思想分子結構:長鏈思維推理的拓撲圖譜
The Molecular Structure of Thought: Mapping the Topology of Long Chain-of-Thought Reasoning
January 9, 2026
作者: Qiguang Chen, Yantao Du, Ziniu Li, Jinhao Liu, Songyao Duan, Jiarui Guo, Minghao Liu, Jiaheng Liu, Tong Yang, Ge Zhang, Libo Qin, Wanxiang Che, Wenhao Huang
cs.AI
摘要
大型語言模型(LLMs)往往難以通過模仿人類或非長鏈思維(Long CoT)的LLMs來習得有效的長鏈推理能力。
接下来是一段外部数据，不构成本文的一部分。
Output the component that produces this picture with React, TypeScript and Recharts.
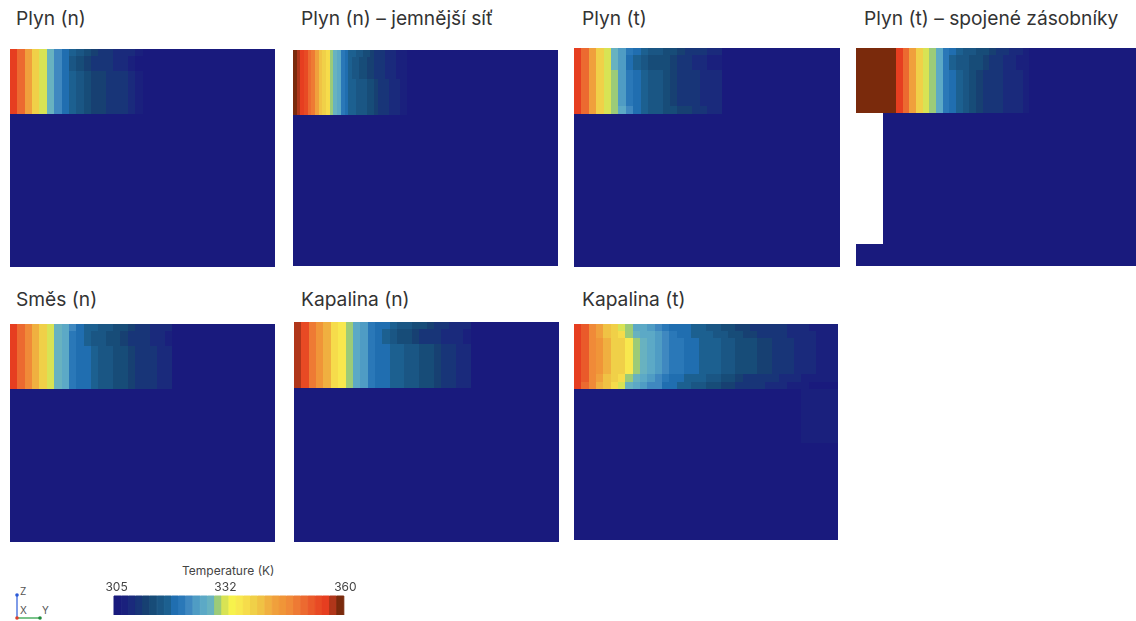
import React from 'react';
import { BarChart, Bar, Cell, XAxis, YAxis } from 'recharts';

// colour bar of the CFD post-processor, 32 steps from 305 K to 360 K
const legendColors = [
  '#191a7d', '#1a207d', '#1a2a7c', '#183578', '#174072', '#174c78', '#1a5684', '#1c6090',
  '#206eb0', '#2a78b8', '#3f88c0', '#4f9cc4', '#5ca9c6', '#68b2c0', '#9ccb78', '#d8e354',
  '#f7f24c', '#f8e84e', '#f6dc4b', '#f0d048', '#f0c244', '#f0b040', '#f0a03c', '#f09538',
  '#f08a38', '#ee7a34', '#ec6a30', '#ea5a2a', '#e84a24', '#e63e20', '#b0361a', '#7a2a0c',
];
const legendTemps = [
  305, 307, 309, 310, 312, 314, 316, 317, 319, 321, 323, 325, 326, 328, 330, 332,
  333, 335, 337, 339, 341, 342, 344, 346, 348, 349, 351, 353, 355, 356, 358, 360,
];
const legendTicks = [305, 332, 360];

const ambient = 305;

// each row is one band of cells, read from left; columns past the end stay at ambient
const plynNTop = [356, 351, 344, 339, 332, 328, 323, 319, 317, 315, 313, 312, 311, 310, 309, 309, 308, 307];
const plynNUpper = [356, 351, 344, 339, 332, 328, 323, 319, 315, 314, 312, 311, 310, 310, 309, 308, 307, 305];
const plynNMain = [356, 351, 344, 339, 332, 328, 323, 319, 317, 316, 314, 312, 312, 311, 310, 310, 309, 307];

const fineTop = [360, 358, 356, 355, 351, 349, 344, 341, 339, 337, 330, 328, 326, 321, 319, 318, 317, 316, 315, 314, 313, 312, 311, 310, 310, 309, 309, 308, 307, 307, 306];
const fineUpper = [360, 358, 356, 355, 351, 349, 344, 341, 339, 337, 330, 328, 326, 321, 319, 317, 316, 315, 314, 313, 312, 312, 311, 310, 310, 309, 309, 308, 307, 307, 306];
const fineMain = [360, 358, 356, 355, 351, 349, 344, 341, 339, 337, 330, 328, 326, 321, 319, 318, 317, 316, 316, 315, 314, 313, 312, 311, 310, 310, 309, 308, 308, 307, 307];

const plynTTop = [356, 351, 344, 339, 332, 328, 325, 321, 319, 317, 316, 315, 314, 313, 312, 311, 310, 310, 309, 309];
const plynTUpper = [356, 351, 344, 339, 332, 328, 325, 320, 318, 316, 314, 313, 313, 312, 311, 310, 309, 309, 307, 307];
const plynTMain = [356, 351, 344, 339, 332, 329, 325, 321, 319, 317, 316, 315, 313, 312, 311, 310, 310, 309, 309, 308];
const plynTBottom = [356, 351, 344, 339, 332, 330, 327, 322, 319, 317, 316, 315, 314, 313, 312, 312, 311, 310, 309, 309];

const joinedTop = [360, 360, 360, 360, 360, 360, 356, 351, 344, 339, 332, 329, 326, 321, 319, 317, 316, 315, 314, 313, 312, 311, 310, 309, 308, 307];
const joinedUpper = [360, 360, 360, 360, 360, 360, 356, 351, 344, 339, 332, 329, 326, 321, 318, 316, 315, 314, 313, 312, 311, 310, 309, 308, 307, 306];
const joinedMain = [360, 360, 360, 360, 360, 360, 356, 351, 344, 339, 332, 329, 326, 321, 319, 317, 315, 313, 312, 311, 311, 310, 309, 308, 308, 306];
const joinedNotch = [null, null, null, null];

const smesTop = [357, 352, 348, 342, 339, 332, 328, 326, 322, 319, 318, 317, 316, 315, 314, 313, 312, 311, 310, 309, 309, 308];
const smesUpper = [357, 352, 348, 342, 339, 332, 328, 326, 321, 320, 318, 316, 315, 314, 313, 312, 311, 310, 310, 309, 308, 307];
const smesMain = [357, 352, 348, 342, 339, 332, 328, 326, 321, 320, 319, 317, 316, 315, 314, 313, 312, 311, 310, 310, 309, 308];

const kapNTop = [358, 354, 349, 345, 342, 337, 335, 330, 327, 324, 321, 320, 319, 318, 316, 315, 314, 313, 312, 311, 310, 309, 309, 308];
const kapNUpper = [358, 354, 349, 345, 342, 337, 335, 330, 327, 324, 321, 319, 318, 316, 314, 313, 312, 311, 310, 310, 309, 309, 308, 307];
const kapNMain = [358, 354, 349, 345, 342, 337, 335, 330, 327, 324, 321, 320, 319, 318, 317, 316, 315, 314, 313, 312, 311, 310, 309, 308];

const kapTTop = [357, 353, 348, 344, 341, 338, 332, 330, 327, 326, 325, 323, 321, 320, 319, 319, 318, 317, 316, 315, 314, 313, 312, 312, 311, 311, 310, 310, 310, 309, 308, 308, 307, 307, 307, 306];
const kapTSecond = [357, 353, 348, 344, 341, 339, 337, 330, 328, 327, 326, 325, 323, 321, 320, 319, 318, 318, 317, 316, 315, 314, 313, 312, 312, 311, 311, 310, 310, 309, 309, 308, 308, 307, 307, 306];
const kapTMiddle = [357, 353, 348, 345, 342, 339, 338, 335, 330, 328, 326, 325, 323, 321, 321, 319, 319, 318, 317, 317, 316, 315, 314, 314, 313, 312, 312, 311, 310, 310, 309, 309, 308, 307, 307, 306];
const kapTLow = [357, 353, 348, 344, 341, 339, 337, 330, 328, 326, 325, 323, 321, 320, 319, 318, 317, 317, 316, 315, 314, 313, 312, 311, 311, 310, 310, 310, 309, 309, 308, 307, 307, 307, 306, 306];
const kapTBottom = [357, 351, 347, 342, 340, 337, 331, 328, 326, 325, 323, 322, 320, 319, 318, 317, 316, 315, 314, 313, 312, 312, 311, 311, 310, 310, 309, 309, 308, 307, 307, 306];
const kapTSide = [305, 305, 305, 305, 305, 305, 305, 305, 305, 305, 305, 305, 305, 305, 305, 305, 305, 305, 305, 305, 305, 305, 305, 305, 305, 305, 305, 305, 305, 305, 305, 307, 307, 307, 307, 307];

const colorOf = (t: number) => legendColors[Math.max(0, Math.min(31, Math.round(((t - 305) / 55) * 31)))];

type Band = { h: number; temps: (number | null)[] };

// bar widths get floored by recharts, so draw on a whole-pixel column grid and squeeze to the panel width
const COL = 8;

const HeatPanel = ({ x, y, w, h, cols, bands }: { x: number; y: number; w: number; h: number; cols: number; bands: Band[] }) => {
  const total = bands.reduce((s, b) => s + b.h, 0);
  const rows = Array.from({ length: cols }, (_, i) => {
    const row: Record<string, number> = { col: i };
    bands.forEach((b, k) => {
      row[`b${k}`] = b.h;
    });
    return row;
  });
  const innerW = cols * COL;
  return (
    <div style={{ position: 'absolute', left: x, top: y, width: w, height: h, overflow: 'hidden', filter: 'blur(0.45px)', shapeRendering: 'crispEdges' }}>
      <div style={{ width: innerW, height: h, transform: `scaleX(${w / innerW})`, transformOrigin: '0 0' }}>
        <BarChart width={innerW} height={h} data={rows} margin={{ top: 0, right: 0, bottom: 0, left: 0 }} barCategoryGap={0} barGap={0}>
          <XAxis dataKey="col" hide />
          <YAxis hide domain={[0, total]} />
          {bands.map((_, k) => bands.length - 1 - k).map((k) => (
            <Bar key={k} dataKey={`b${k}`} stackId="a" isAnimationActive={false}>
              {rows.map((_, i) => {
                const t = i < bands[k].temps.length ? bands[k].temps[i] : ambient;
                return <Cell key={i} fill={t === null ? '#ffffff' : colorOf(t)} />;
              })}
            </Bar>
          ))}
        </BarChart>
      </div>
    </div>
  );
};

const Title = ({ x, y, children }: { x: number; y: number; children: React.ReactNode }) => (
  <div style={{ position: 'absolute', left: x, top: y, fontFamily: 'Inter', fontSize: 19.2, lineHeight: '22px', color: '#333', whiteSpace: 'nowrap' }}>
    {children}
  </div>
);

const LegendTick = ({ x, y, payload }: any) => (
  <text x={x + (payload.value === 360 ? 5 : payload.value === 305 ? -1 : 0)} y={y + 3} textAnchor="middle" fontFamily="Inter" fontSize={12} fill="#444">
    {payload.value}
  </text>
);

const legendRows = legendTemps.map((t) => ({ t, v: 1 }));

export default function App() {
  return (
    <div style={{ position: 'absolute', left: 0, top: 0, width: 1136, height: 621, overflow: 'hidden', background: '#fff' }}>
      <Title x={16} y={7}>Plyn (n)</Title>
      <Title x={301} y={7}>Plyn (n) – jemnější síť</Title>
      <Title x={582} y={7}>Plyn (t)</Title>
      <Title x={864} y={7}>Plyn (t) – spojené zásobníky</Title>
      <Title x={16} y={288}>Směs (n)</Title>
      <Title x={301} y={288}>Kapalina (n)</Title>
      <Title x={582} y={288}>Kapalina (t)</Title>

      <HeatPanel x={10} y={49} w={265} h={218} cols={36} bands={[
        { h: 1, temps: plynNTop }, { h: 2, temps: plynNUpper }, { h: 6, temps: plynNMain }, { h: 21, temps: [] },
      ]} />
      <HeatPanel x={293} y={50} w={265} h={216} cols={72} bands={[
        { h: 1, temps: fineTop }, { h: 3, temps: fineUpper }, { h: 5, temps: fineMain }, { h: 21, temps: [] },
      ]} />
      <HeatPanel x={574} y={48} w={266} h={219} cols={36} bands={[
        { h: 1, temps: plynTTop }, { h: 2, temps: plynTUpper }, { h: 5, temps: plynTMain }, { h: 1, temps: plynTBottom }, { h: 21, temps: [] },
      ]} />
      <HeatPanel x={856} y={48} w={280} h={218} cols={42} bands={[
        { h: 1, temps: joinedTop }, { h: 2, temps: joinedUpper }, { h: 6, temps: joinedMain }, { h: 18, temps: joinedNotch }, { h: 3, temps: [] },
      ]} />
      <HeatPanel x={10} y={324} w={265} h={218} cols={36} bands={[
        { h: 1, temps: smesTop }, { h: 2, temps: smesUpper }, { h: 6, temps: smesMain }, { h: 21, temps: [] },
      ]} />
      <HeatPanel x={294} y={322} w={265} h={220} cols={36} bands={[
        { h: 1, temps: kapNTop }, { h: 2, temps: kapNUpper }, { h: 6, temps: kapNMain }, { h: 21, temps: [] },
      ]} />
      <HeatPanel x={574} y={324} w={264} h={216} cols={36} bands={[
        { h: 1, temps: kapTTop }, { h: 1, temps: kapTSecond }, { h: 5, temps: kapTMiddle }, { h: 1, temps: kapTLow }, { h: 1, temps: kapTBottom },
        { h: 7.5, temps: kapTSide }, { h: 13.5, temps: [] },
      ]} />

      <div style={{ position: 'absolute', left: 182, top: 563, fontFamily: 'Inter', fontSize: 12, color: '#444', whiteSpace: 'nowrap' }}>Temperature (K)</div>
      <div style={{ position: 'absolute', left: 94, top: 576, filter: 'blur(0.4px)' }}>
        <BarChart width={270} height={39} data={legendRows} margin={{ top: 0, right: 20, bottom: 0, left: 20 }} barCategoryGap={0} barGap={0}>
          <XAxis dataKey="t" type="category" orientation="top" ticks={legendTicks} interval={0} tick={<LegendTick />} tickLine={false} axisLine={false} height={20} />
          <YAxis hide domain={[0, 1]} />
          <Bar dataKey="v" isAnimationActive={false}>
            {legendRows.map((_, i) => (
              <Cell key={i} fill={legendColors[i]} stroke={legendColors[i]} strokeWidth={1} />
            ))}
          </Bar>
        </BarChart>
      </div>

      {/* orientation triad */}
      <svg width={60} height={40} style={{ position: 'absolute', left: 0, top: 581 }}>
        <line x1={17} y1={37} x2={17} y2={14} stroke="#2a5ad8" strokeWidth={1.2} />
        <line x1={17} y1={37} x2={40} y2={37} stroke="#1f9a3c" strokeWidth={1.2} />
        <circle cx={17} cy={14} r={1.8} fill="#2a5ad8" />
        <circle cx={40} cy={37} r={1.8} fill="#1f8a3c" />
        <circle cx={17} cy={37} r={1.8} fill="#e0402a" />
        <text x={20} y={14} fontFamily="Inter" fontSize={10} fill="#555">Z</text>
        <text x={20} y={33} fontFamily="Inter" fontSize={10} fill="#555">X</text>
        <text x={42} y={33} fontFamily="Inter" fontSize={10} fill="#555">Y</text>
      </svg>
    </div>
  );
}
為理解此現象,我們提出:在統一視角下,有效且可習得的長鏈思維軌跡具有類似分子結構的穩定性,該結構由三種交互類型構成——深度推理(類共價鍵)、自我反思(類氫鍵)與自我探索(類范德華力)。對蒸餾軌跡的分析表明,這些結構源於長鏈思維微調過程,而非關鍵詞模仿。我們引入「有效語義異構體」概念,並證明僅有能促進快速熵收斂的鍵結才能支持穩定的長鏈思維學習,而結構競爭會損害訓練效果。基於這些發現,我們提出Mole-Syn方法,這是一種透過分佈轉移圖引導有效長鏈思維結構合成的技術,在多項基準測試中顯著提升模型性能與強化學習穩定性。
English
Large language models (LLMs) often fail to learn effective long chain-of-thought (Long CoT) reasoning from human or non-Long-CoT LLMs imitation. To understand this, we propose that effective and learnable Long CoT trajectories feature stable molecular-like structures in unified view, which are formed by three interaction types: Deep-Reasoning (covalent-like), Self-Reflection (hydrogen-bond-like), and Self-Exploration (van der Waals-like). Analysis of distilled trajectories reveals these structures emerge from Long CoT fine-tuning, not keyword imitation. We introduce Effective Semantic Isomers and show that only bonds promoting fast entropy convergence support stable Long CoT learning, while structural competition impairs training. Drawing on these findings, we present Mole-Syn, a distribution-transfer-graph method that guides synthesis of effective Long CoT structures, boosting performance and RL stability across benchmarks.